The trip, funded by a $533,000 National Science Foundation (NSF) research grant to UTSA, is designed to study the relationship of sea ice and the Antarctic environment. UTSA’s research team will depart Sept. 1 from Punta Arenas, Chile.

The expedition, sponsored by the Arctic Research Consortium of the United States (ARCUS), is one of 20 annual trips planned involving a teacher accompanying a research expedition. ARCUS coordinates NSF’s PolarTREC educational program, designed to bring educators and researchers together to explore, collaborate and experience life in the Polar Regions.

“We hope that once these teachers get this hands-on experience they will be better equipped to teach science in the classroom and convey their sense of excitement to their students, especially after going through this amazing experience,” said Janet Warburton, PolarTREC program manager.
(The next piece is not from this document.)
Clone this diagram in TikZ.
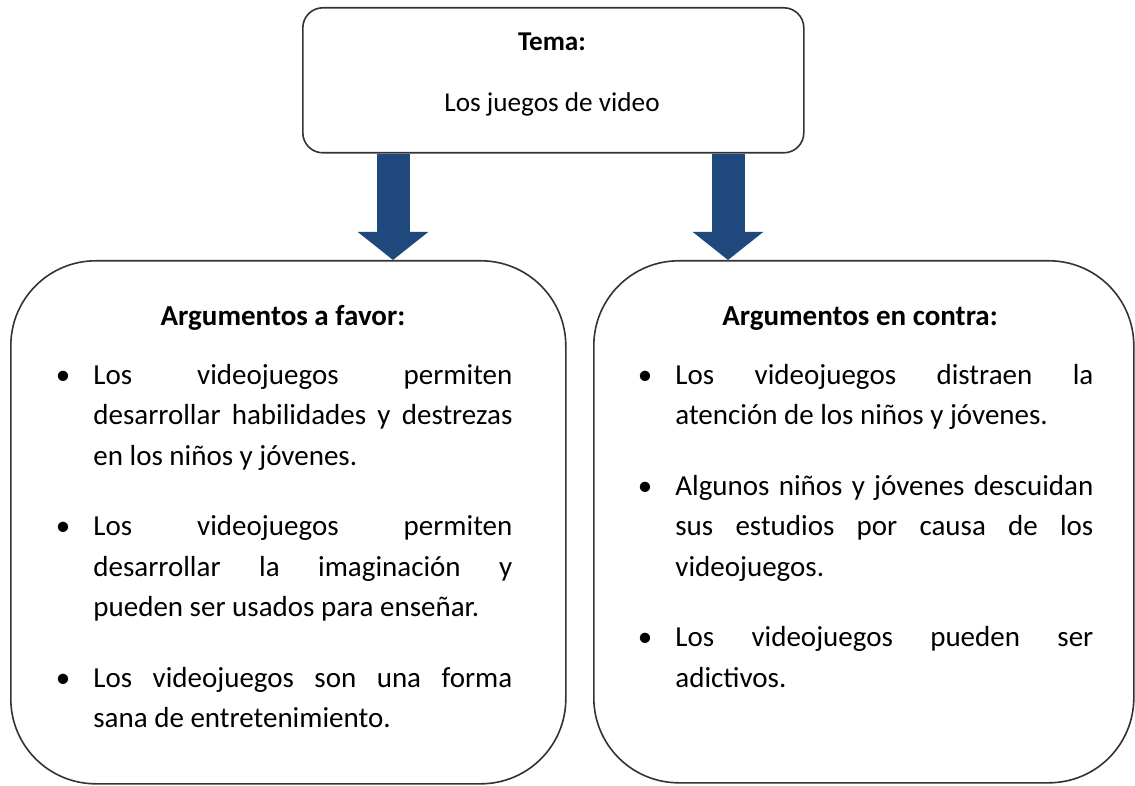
\documentclass[tikz,border=0pt]{standalone}
\usepackage{fontspec}
\setmainfont{Carlito}
\usepackage{enumitem}
\usetikzlibrary{arrows.meta}
\definecolor{arrowblue}{RGB}{31,73,125}
\tikzset{
  box/.style={draw=black!80, line width=0.8pt, fill=white, inner sep=0pt, anchor=north west},
  bigarrow/.style={arrowblue, line width=16.5pt, -{Triangle[width=34.5pt,length=14pt]}},
  headtext/.style={font=\fontsize{14.5pt}{20.25pt}\selectfont\bfseries, anchor=base, inner sep=0pt},
  listtext/.style={font=\fontsize{14.5pt}{20.25pt}\selectfont, align=justify, anchor=north west, inner sep=0pt}
}
\setlist[itemize]{label=\textbullet, leftmargin=12pt, labelsep=11.5pt, topsep=0pt, partopsep=0pt, parsep=0pt, itemsep=15pt}
\tolerance=9999
\hyphenpenalty=10000

\begin{document}
\begin{tikzpicture}[x=0.5pt, y=-0.5pt]
  \useasboundingbox (0,0) rectangle (1135,786);
  % top box
  \node[box, rounded corners=10pt, minimum width=250.5pt, minimum height=72.5pt] (tema) at (302,7) {};
  \node[font=\fontsize{13.6pt}{16.6pt}\selectfont\bfseries, anchor=base, inner sep=0pt] (temahead) at (552,51) {Tema:};
  \node[font=\fontsize{13.6pt}{16.6pt}\selectfont, anchor=base, inner sep=0pt] (tematext) at (552,112) {Los juegos de video};
  % the two boxes below
  \node[box, rounded corners=42.5pt, minimum width=277.5pt, minimum height=261.5pt] (favor) at (10,260) {};
  \node[box, rounded corners=42.5pt, minimum width=270pt, minimum height=261pt] (contra) at (593,260) {};
  % arrows
  \coordinate (leftx) at (393,0);
  \coordinate (rightx) at (728,0);
  \draw[bigarrow] (leftx |- tema.south) -- (leftx |- favor.north);
  \draw[bigarrow] (rightx |- tema.south) -- (rightx |- contra.north);
  % headings
  \node[headtext] (favorhead) at (283,325) {Argumentos a favor:};
  \node[headtext] (contrahead) at (860,325) {Argumentos en contra:};
  % lists
  \node[listtext, text width=221.5pt] (favorlist) at (69,343.5) {%
    \begin{itemize}
      \item Los videojuegos permiten\linebreak desarrollar habilidades y destrezas\linebreak en los niños y jóvenes.
      \item Los videojuegos permiten\linebreak desarrollar la imaginación y\linebreak pueden ser usados para enseñar.
      \item Los videojuegos son una forma\linebreak sana de entretenimiento.
    \end{itemize}};
  \node[listtext, text width=221pt] (contralist) at (651,343.5) {%
    \begin{itemize}
      \item Los videojuegos distraen la\linebreak atención de los niños y jóvenes.
      \item Algunos niños y jóvenes descuidan\linebreak sus estudios por causa de los\linebreak videojuegos.
      \item Los videojuegos pueden ser\linebreak adictivos.
    \end{itemize}};
\end{tikzpicture}
\end{document}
Participating in the trip aboard the U.S. icebreaker N.B. Palmer will be four UTSA undergraduate, graduate, and doctoral degree students. The UTSA researchers will conduct numerous investigations including observing marine and mammalian life on and under the ice and determining how the sea ice interacts with the ocean and atmosphere. Joining the UTSA team will be 43-year-old Boerne High School science teacher Sarah Anderson.

Anderson was chosen from among 150 educators that submitted applications to the PolarTREC program. “I’ll be interacting regularly by phone and e-mail with my students so they will know about all the research we are conducting aboard the ship,” said Anderson. “I also plan on posting a journal online so teachers and students will be able log on and see notes and photos from Antarctica.”

The trip to Antarctica is the second one in less then a year involving UTSA researchers, last December UTSA assistant professor of earth and environmental science Hongjie Xie and doctoral student Burcu Cicek were part of a three-week international expedition of scientists and educators trying to determine if global warming was affecting the South Pole.

UTSA’ s Antarctica research teams are a part of the Department of Earth and Environmental Science’s Laboratory for Remote Sensing and Geoinformatics. The department hopes to develop a program of researchers that will be able to accompany future NSF-funded trips to conduct sea ice observations.

PolarTREC (Teachers and Researchers Exploring and Collaborating in the Arctic and Antarctic) is a program funded by the National Science Foundation in which K-12 teachers participate in polar research, working closely with scientists as a pathway to improving science education. PolarTREC builds on the outstanding scientific and cultural opportunities in the Arctic and Antarctic to link research and education through intriguing topics that will engage students and the wider public.